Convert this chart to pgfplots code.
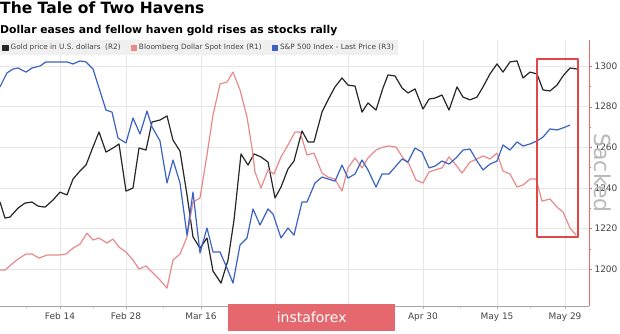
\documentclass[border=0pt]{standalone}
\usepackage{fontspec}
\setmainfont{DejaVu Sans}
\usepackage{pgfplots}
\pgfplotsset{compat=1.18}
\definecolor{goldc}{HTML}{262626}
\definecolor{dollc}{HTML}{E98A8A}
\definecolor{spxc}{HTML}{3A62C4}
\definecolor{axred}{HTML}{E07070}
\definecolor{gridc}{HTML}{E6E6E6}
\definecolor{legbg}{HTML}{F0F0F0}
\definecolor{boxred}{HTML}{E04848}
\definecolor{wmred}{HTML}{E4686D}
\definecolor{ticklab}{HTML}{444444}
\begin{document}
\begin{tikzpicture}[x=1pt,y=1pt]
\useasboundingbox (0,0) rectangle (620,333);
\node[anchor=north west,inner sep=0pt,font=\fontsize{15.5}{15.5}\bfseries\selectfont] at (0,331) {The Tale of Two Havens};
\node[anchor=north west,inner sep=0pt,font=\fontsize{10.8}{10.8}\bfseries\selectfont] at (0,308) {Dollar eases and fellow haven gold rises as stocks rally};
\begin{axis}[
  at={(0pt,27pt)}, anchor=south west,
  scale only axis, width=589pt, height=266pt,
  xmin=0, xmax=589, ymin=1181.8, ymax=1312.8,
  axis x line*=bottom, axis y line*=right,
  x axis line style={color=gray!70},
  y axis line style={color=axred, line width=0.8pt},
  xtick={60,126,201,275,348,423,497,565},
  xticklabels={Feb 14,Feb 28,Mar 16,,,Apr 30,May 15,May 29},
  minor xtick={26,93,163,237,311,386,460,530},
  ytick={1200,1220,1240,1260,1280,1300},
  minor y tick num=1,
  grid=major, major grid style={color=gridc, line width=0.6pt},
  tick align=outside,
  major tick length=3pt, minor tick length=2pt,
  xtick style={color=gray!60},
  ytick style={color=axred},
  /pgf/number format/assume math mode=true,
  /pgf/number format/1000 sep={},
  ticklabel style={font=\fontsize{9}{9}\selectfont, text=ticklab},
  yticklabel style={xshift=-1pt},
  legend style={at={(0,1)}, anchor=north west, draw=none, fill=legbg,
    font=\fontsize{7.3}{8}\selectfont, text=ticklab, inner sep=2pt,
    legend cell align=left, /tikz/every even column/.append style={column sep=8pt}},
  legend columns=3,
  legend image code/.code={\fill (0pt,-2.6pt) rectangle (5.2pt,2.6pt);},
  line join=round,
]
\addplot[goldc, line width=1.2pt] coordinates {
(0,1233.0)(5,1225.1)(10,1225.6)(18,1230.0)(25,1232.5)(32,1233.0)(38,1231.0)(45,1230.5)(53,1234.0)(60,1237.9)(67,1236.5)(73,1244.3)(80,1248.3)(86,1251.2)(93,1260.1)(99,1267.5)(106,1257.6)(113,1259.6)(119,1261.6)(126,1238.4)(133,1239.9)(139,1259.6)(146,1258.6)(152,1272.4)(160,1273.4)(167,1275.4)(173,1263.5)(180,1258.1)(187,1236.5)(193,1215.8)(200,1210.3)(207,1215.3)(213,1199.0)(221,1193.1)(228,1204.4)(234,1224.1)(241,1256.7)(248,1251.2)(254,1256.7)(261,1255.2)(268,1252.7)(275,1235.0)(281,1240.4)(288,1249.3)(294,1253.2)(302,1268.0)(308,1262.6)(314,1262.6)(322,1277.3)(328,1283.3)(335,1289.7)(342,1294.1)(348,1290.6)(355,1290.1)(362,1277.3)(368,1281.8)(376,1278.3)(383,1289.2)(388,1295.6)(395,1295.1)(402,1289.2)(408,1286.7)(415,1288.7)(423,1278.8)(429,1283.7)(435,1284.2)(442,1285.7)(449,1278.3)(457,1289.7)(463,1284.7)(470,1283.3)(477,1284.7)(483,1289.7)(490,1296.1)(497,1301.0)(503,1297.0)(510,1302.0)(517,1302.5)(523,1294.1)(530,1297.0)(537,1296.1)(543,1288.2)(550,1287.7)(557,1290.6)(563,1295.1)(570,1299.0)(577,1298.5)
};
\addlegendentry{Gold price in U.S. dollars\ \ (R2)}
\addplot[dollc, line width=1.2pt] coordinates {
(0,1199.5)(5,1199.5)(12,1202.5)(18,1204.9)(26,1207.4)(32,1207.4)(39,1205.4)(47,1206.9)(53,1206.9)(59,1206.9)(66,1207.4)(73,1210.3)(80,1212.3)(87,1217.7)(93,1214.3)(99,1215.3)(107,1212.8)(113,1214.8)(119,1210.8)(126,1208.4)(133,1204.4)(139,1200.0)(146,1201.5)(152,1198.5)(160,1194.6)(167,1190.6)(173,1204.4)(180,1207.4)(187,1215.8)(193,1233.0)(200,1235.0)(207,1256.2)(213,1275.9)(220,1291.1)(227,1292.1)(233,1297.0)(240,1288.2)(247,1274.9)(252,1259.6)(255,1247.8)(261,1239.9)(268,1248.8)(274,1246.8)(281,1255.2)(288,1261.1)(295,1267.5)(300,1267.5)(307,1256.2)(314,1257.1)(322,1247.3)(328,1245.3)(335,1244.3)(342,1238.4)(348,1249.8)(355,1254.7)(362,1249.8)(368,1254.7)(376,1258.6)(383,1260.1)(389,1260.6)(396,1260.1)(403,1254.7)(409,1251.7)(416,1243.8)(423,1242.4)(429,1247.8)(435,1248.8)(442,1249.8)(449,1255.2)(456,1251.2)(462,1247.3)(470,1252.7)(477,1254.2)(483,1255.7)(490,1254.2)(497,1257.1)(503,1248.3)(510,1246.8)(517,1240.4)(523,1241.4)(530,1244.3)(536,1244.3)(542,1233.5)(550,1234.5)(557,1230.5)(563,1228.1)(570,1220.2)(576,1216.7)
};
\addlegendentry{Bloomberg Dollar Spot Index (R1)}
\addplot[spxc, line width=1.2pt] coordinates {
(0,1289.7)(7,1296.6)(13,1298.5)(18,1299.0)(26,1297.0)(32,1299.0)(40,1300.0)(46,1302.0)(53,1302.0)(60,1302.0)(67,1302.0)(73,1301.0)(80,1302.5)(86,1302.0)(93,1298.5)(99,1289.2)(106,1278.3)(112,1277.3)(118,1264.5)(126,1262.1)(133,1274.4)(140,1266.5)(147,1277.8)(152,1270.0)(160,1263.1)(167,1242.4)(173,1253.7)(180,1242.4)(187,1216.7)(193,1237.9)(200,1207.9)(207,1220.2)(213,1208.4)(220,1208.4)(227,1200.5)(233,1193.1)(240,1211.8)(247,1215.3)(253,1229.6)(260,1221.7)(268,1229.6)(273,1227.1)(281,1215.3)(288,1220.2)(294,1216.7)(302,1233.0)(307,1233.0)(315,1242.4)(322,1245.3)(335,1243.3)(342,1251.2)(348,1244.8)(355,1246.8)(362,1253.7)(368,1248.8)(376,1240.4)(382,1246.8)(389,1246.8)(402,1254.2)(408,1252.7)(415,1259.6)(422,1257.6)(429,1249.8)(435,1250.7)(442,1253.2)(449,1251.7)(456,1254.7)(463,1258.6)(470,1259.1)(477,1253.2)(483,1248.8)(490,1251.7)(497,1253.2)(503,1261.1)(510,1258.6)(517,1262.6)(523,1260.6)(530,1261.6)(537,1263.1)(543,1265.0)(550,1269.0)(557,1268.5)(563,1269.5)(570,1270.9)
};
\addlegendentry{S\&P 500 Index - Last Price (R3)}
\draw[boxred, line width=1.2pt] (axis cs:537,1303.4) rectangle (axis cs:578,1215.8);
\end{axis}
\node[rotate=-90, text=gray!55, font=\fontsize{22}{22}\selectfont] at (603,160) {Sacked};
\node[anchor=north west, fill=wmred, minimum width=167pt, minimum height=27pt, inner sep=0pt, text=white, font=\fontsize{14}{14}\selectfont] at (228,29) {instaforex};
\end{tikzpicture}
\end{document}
▬▬▬
__Aim of the exercise__. Search the lines for "code". Copy each line that has it.

__Result of this task__.
Convert this chart to pgfplots code.
  legend image code/.code={\fill (0pt,-2.6pt) rectangle (5.2pt,2.6pt);},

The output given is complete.